Costume Construction

Costume is a crucial actor attribute, and simultaneously conceals their body and portrays their manner. The pluralism which characterizes the content and aesthetics of modern visual media represents a significant challenge to the design and manufacture of costumes.

With genre accuracy and stylistic clarity juxtaposed against genre mixes and an infinite range of creative options, interpretive ability is one of a costume designer’s key characteristics. The aim of the course is therefore to enable students to not only analyze costume designs for musical theatre, dance, spoken word theatre, film, televisual productions and other media in their dramaturgical context, but also develop and independently realize their own creative designs.

Successful course applicants must meet the primary admission requirement (a completed apprenticeship as a tailor), and are offered a broad spectrum of technical-technological, creative and theoretical subjects.
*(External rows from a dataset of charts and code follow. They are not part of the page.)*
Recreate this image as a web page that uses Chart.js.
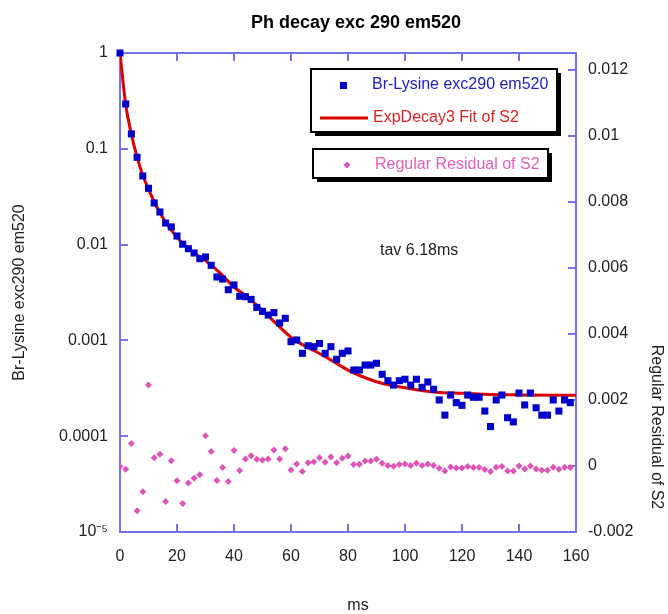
<!DOCTYPE html>
<html>
<head>
<meta charset="utf-8">
<title>Ph decay exc 290 em520</title>
<script src="https://cdn.jsdelivr.net/npm/chart.js@4.4.1/dist/chart.umd.min.js"></script>
<style>
    html, body { margin: 0; padding: 0; background: #fff; }
    #wrap { width: 668px; height: 614px; }
</style>
</head>
<body>
<div id="wrap"><canvas id="decayChart" width="668" height="614"></canvas></div>
<script>
// Time axis (ms) shared by the measured data and the residuals
const timeMs = [
    0, 2, 4, 6, 8, 10, 12, 14, 16, 18, 20, 22, 24, 26, 28, 30, 32, 34, 36, 38,
    40, 42, 44, 46, 48, 50, 52, 54, 56, 58, 60, 62, 64, 66, 68, 70, 72, 74, 76, 78,
    80, 82, 84, 86, 88, 90, 92, 94, 96, 98, 100, 102, 104, 106, 108, 110, 112, 114, 116, 118,
    120, 122, 124, 126, 128, 130, 132, 134, 136, 138, 140, 142, 144, 146, 148, 150, 152, 154, 156, 158
];

// Br-Lysine exc290 em520 (left, log axis)
const brLysine = [
    1.0, 0.294, 0.143, 0.0815, 0.052, 0.0387, 0.0272, 0.0219, 0.0168, 0.0153,
    0.0123, 0.0101, 0.00906, 0.00817, 0.00713, 0.00743, 0.00608, 0.00459, 0.00437, 0.00338,
    0.00379, 0.00289, 0.00286, 0.00268, 0.00221, 0.00201, 0.00184, 0.00195, 0.00152, 0.0017,
    0.00097, 0.00101, 0.000733, 0.00088, 0.00086, 0.00093, 0.000733, 0.00086, 0.000635, 0.000733,
    0.000776, 0.000491, 0.000491, 0.000553, 0.000553, 0.000577, 0.000443, 0.00038, 0.000342, 0.00038,
    0.000393, 0.000342, 0.000393, 0.000324, 0.000368, 0.000309, 0.000239, 0.000166, 0.000269, 0.000224,
    0.00021, 0.000269, 0.000255, 0.000255, 0.000183, 0.000126, 0.000239, 0.000269, 0.000156, 0.000141,
    0.000282, 0.000212, 0.000282, 0.000198, 0.000166, 0.000166, 0.000239, 0.000183, 0.000239, 0.000224
];

// Regular Residual of S2 (right axis)
const residual = [
    -0.00002, -0.0001, 0.00068, -0.00136, -0.00078, 0.00245, 0.00025, 0.00035, -0.00108, 0.00016,
    -0.00045, -0.00114, -0.00052, -0.00037, -0.00027, 0.00091, 0.00044, -0.00044, -0.00005, -0.00047,
    0.00047, -0.00014, 0.00021, 0.00031, 0.0002, 0.00018, 0.00021, 0.00048, 0.00021, 0.00052,
    -0.00012, 0.00006, -0.00017, 0.0001, 0.00013, 0.00025, 0.00011, 0.00027, 0.0001, 0.00023,
    0.0003, 0.00004, 0.00005, 0.00015, 0.00015, 0.0002, 0.00008, 0.00001, -0.00001, 0.00004,
    0.00006, 0.00001, 0.00008, 0.00001, 0.00006, 0.00001, -0.00007, -0.00015, -0.00003, -0.00006,
    -0.00006, -0.00002, -0.00005, -0.00005, -0.00011, -0.00017, -0.00004, -0.00002, -0.00015, -0.00015,
    0, -0.00009, 0, -0.00009, -0.00013, -0.00013, -0.00004, -0.0001, -0.00004, -0.00005
];

// ExpDecay3 fit
const fitTime = [0, 2, 4, 6, 8, 10, 12, 14, 16, 18, 20, 22, 25, 30, 35, 40, 45, 50, 55, 60,
    65, 70, 75, 80, 85, 90, 95, 100, 110, 120, 130, 140, 160];
const fitValue = [1.0, 0.29, 0.142, 0.082, 0.053, 0.038, 0.028, 0.0215, 0.0172, 0.0142, 0.0119, 0.0103,
    0.0086, 0.0068, 0.0051, 0.0036, 0.0028, 0.00205, 0.00148, 0.00108,
    0.00087, 0.00073, 0.0006, 0.00049, 0.00042, 0.00037, 0.00034, 0.00032, 0.00029, 0.00028,
    0.000273, 0.00027, 0.000267];

// Tick labels
const xTicks = [0, 20, 40, 60, 80, 100, 120, 140, 160];
const leftTicks = [1e-5, 1e-4, 1e-3, 0.01, 0.1, 1];
const leftTickLabels = ['10\u207B\u2075', '0.0001', '0.001', '0.01', '0.1', '1'];
const rightTicks = [-0.002, 0, 0.002, 0.004, 0.006, 0.008, 0.01, 0.012];
const rightTickLabels = ['-0.002', '0', '0.002', '0.004', '0.006', '0.008', '0.01', '0.012'];

const axisBlue = '#7272e6';
const fontFamily = '"Liberation Sans", Arial, sans-serif';
const tickFont = { family: fontFamily, size: 16 };

const blue = '#0000cc';
const red = '#dd0000';
const pink = '#dd55b8';

function innerGrid() {
    return {
        drawOnChartArea: false,
        drawTicks: true,
        tickLength: -8,
        lineWidth: 2,
        color: axisBlue
    };
}

function border() {
    return { display: true, color: axisBlue, width: 2 };
}

// Title, axis titles off-centre, note and the boxed legends
const decorPlugin = {
    id: 'decor',
    afterDraw(chart) {
        const ctx = chart.ctx;
        ctx.save();

        ctx.fillStyle = '#000';
        ctx.font = 'bold 18px ' + fontFamily;
        ctx.textAlign = 'center';
        ctx.textBaseline = 'alphabetic';
        ctx.fillText('Ph decay exc 290 em520', 356, 28);

        ctx.font = '16px ' + fontFamily;
        ctx.fillStyle = '#222';
        ctx.textBaseline = 'middle';
        ctx.fillText('ms', 358, 606);

        // right axis title, rotated
        ctx.save();
        ctx.translate(656, 427);
        ctx.rotate(Math.PI / 2);
        ctx.textAlign = 'center';
        ctx.fillText('Regular Residual of S2', 0, 0);
        ctx.restore();

        ctx.textAlign = 'left';
        ctx.fillText('tav 6.18ms', 380, 251);

        // legend boxes with drop shadow
        const drawBox = (l, t, r, b) => {
            ctx.fillStyle = '#000';
            ctx.fillRect(r, t + 4, 4, b - t);
            ctx.fillRect(l + 4, b, r - l, 4);
            ctx.fillStyle = '#fff';
            ctx.fillRect(l, t, r - l, b - t);
            ctx.strokeStyle = '#000';
            ctx.lineWidth = 2;
            ctx.strokeRect(l, t, r - l, b - t);
        };
        drawBox(311, 69, 557, 132);
        drawBox(313, 149, 548, 178);

        ctx.fillStyle = blue;
        ctx.fillRect(340, 82, 7, 7);
        ctx.fillStyle = '#2020c0';
        ctx.fillText('Br-Lysine exc290 em520', 372, 85);

        ctx.strokeStyle = red;
        ctx.lineWidth = 3;
        ctx.beginPath();
        ctx.moveTo(320, 118);
        ctx.lineTo(368, 118);
        ctx.stroke();
        ctx.fillStyle = '#e02020';
        ctx.fillText('ExpDecay3 Fit of S2', 373, 118);

        ctx.fillStyle = pink;
        ctx.beginPath();
        ctx.moveTo(343.5, 165);
        ctx.lineTo(347, 161.5);
        ctx.lineTo(350.5, 165);
        ctx.lineTo(347, 168.5);
        ctx.closePath();
        ctx.fill();
        ctx.fillStyle = '#e060b8';
        ctx.fillText('Regular Residual of S2', 375, 165);

        ctx.restore();
    }
};

const ctx = document.getElementById('decayChart');
new Chart(ctx, {
    type: 'scatter',
    data: {
        datasets: [
            {
                label: 'Br-Lysine exc290 em520',
                data: timeMs.map((t, i) => ({ x: t, y: brLysine[i] })),
                yAxisID: 'y',
                pointStyle: 'rect',
                pointRadius: 5,
                pointBorderWidth: 0,
                backgroundColor: blue,
                borderColor: blue,
                clip: false
            },
            {
                label: 'ExpDecay3 Fit of S2',
                data: fitTime.map((t, i) => ({ x: t, y: fitValue[i] })),
                yAxisID: 'y',
                showLine: true,
                pointRadius: 0,
                borderColor: red,
                borderWidth: 3,
                cubicInterpolationMode: 'monotone'
            },
            {
                label: 'Regular Residual of S2',
                data: timeMs.map((t, i) => ({ x: t, y: residual[i] })),
                yAxisID: 'y2',
                pointStyle: 'rectRot',
                pointRadius: 3.5,
                pointBorderWidth: 0,
                backgroundColor: pink,
                borderColor: pink
            }
        ]
    },
    options: {
        responsive: false,
        animation: false,
        devicePixelRatio: 1,
        events: [],
        layout: { padding: 0 },
        plugins: {
            legend: { display: false },
            title: { display: false },
            tooltip: { enabled: false }
        },
        scales: {
            x: {
                type: 'linear',
                position: 'bottom',
                min: 0,
                max: 160,
                afterBuildTicks: s => { s.ticks = xTicks.map(v => ({ value: v })); },
                afterFit: s => { s.height = 82; },
                grid: innerGrid(),
                border: border(),
                ticks: {
                    padding: 23,
                    color: '#222',
                    font: tickFont,
                    maxRotation: 0,
                    autoSkip: false,
                    callback: v => String(v)
                }
            },
            x2: {
                type: 'linear',
                position: 'top',
                min: 0,
                max: 160,
                afterBuildTicks: s => { s.ticks = xTicks.map(v => ({ value: v })); },
                afterFit: s => { s.height = 53; },
                grid: innerGrid(),
                border: border(),
                ticks: { display: false }
            },
            y: {
                type: 'logarithmic',
                position: 'left',
                min: 1e-5,
                max: 1,
                afterBuildTicks: s => { s.ticks = leftTicks.map(v => ({ value: v })); },
                afterFit: s => { s.width = 120; },
                grid: innerGrid(),
                border: border(),
                ticks: {
                    padding: 20,
                    color: '#222',
                    font: tickFont,
                    autoSkip: false,
                    callback: (v, i) => leftTickLabels[i]
                },
                title: {
                    display: true,
                    text: 'Br-Lysine exc290 em520',
                    color: '#222',
                    font: tickFont,
                    padding: { top: 10, bottom: 0 }
                }
            },
            y2: {
                type: 'linear',
                position: 'right',
                min: -0.002,
                max: 0.0125,
                afterBuildTicks: s => { s.ticks = rightTicks.map(v => ({ value: v })); },
                afterFit: s => { s.width = 92; },
                grid: innerGrid(),
                border: border(),
                ticks: {
                    padding: 20,
                    color: '#222',
                    font: tickFont,
                    autoSkip: false,
                    callback: (v, i) => rightTickLabels[i]
                }
            }
        }
    },
    plugins: [decorPlugin]
});
</script>
</body>
</html>
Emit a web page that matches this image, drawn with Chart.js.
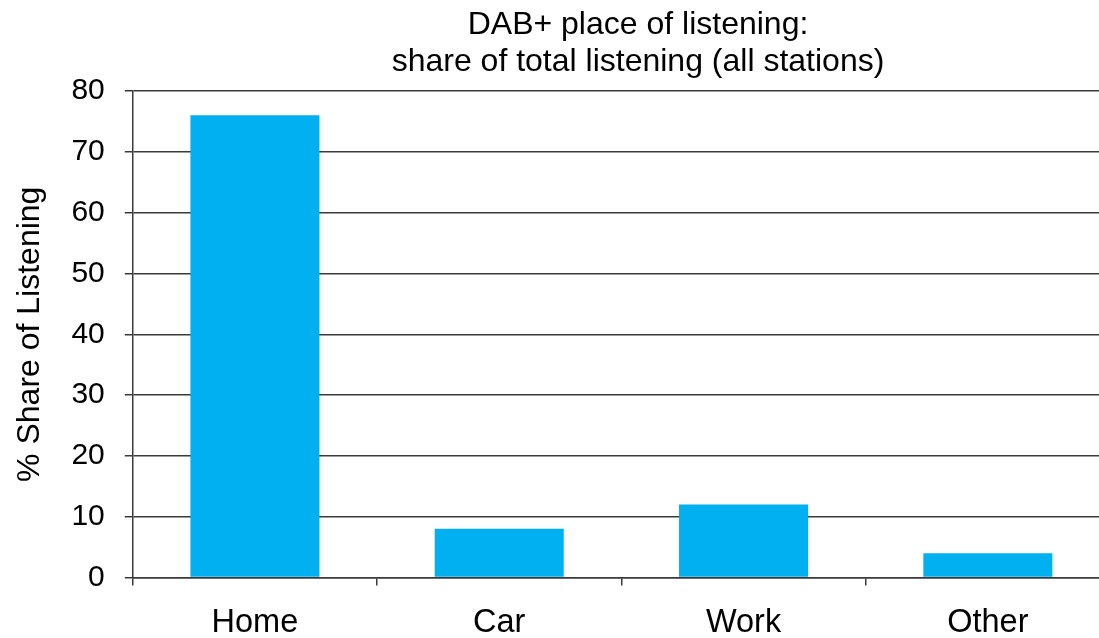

Historical and modern cut structure and design and corresponding production techniques are at the heart of the course, and are supported by a theoretical basis acquired in the fields of costume history and uniform theory.

The students’ own creative potential fosters the intuitive artistic understanding which is indispensable for the interpretation of costume designs and honed in the Design Interpretation class. The issues of interpretation, design and production are dealt with alongside experimental techniques which can be used to develop unconventional designs and innovative material processing methods.

As costume constructors often assume leadership positions such as that of wardrobe manager, business-related aspects (e.g. production estimates) are also studied during the course.

As is the case in all theatre setting professions, costume designers are faced with the challenge of finding a balance between their own interpretive style and the fulfilment of a defined artistic task. This process represents both a source of inspiration and an impediment, and the course aims to enable students to master the conflict between these two stimuli.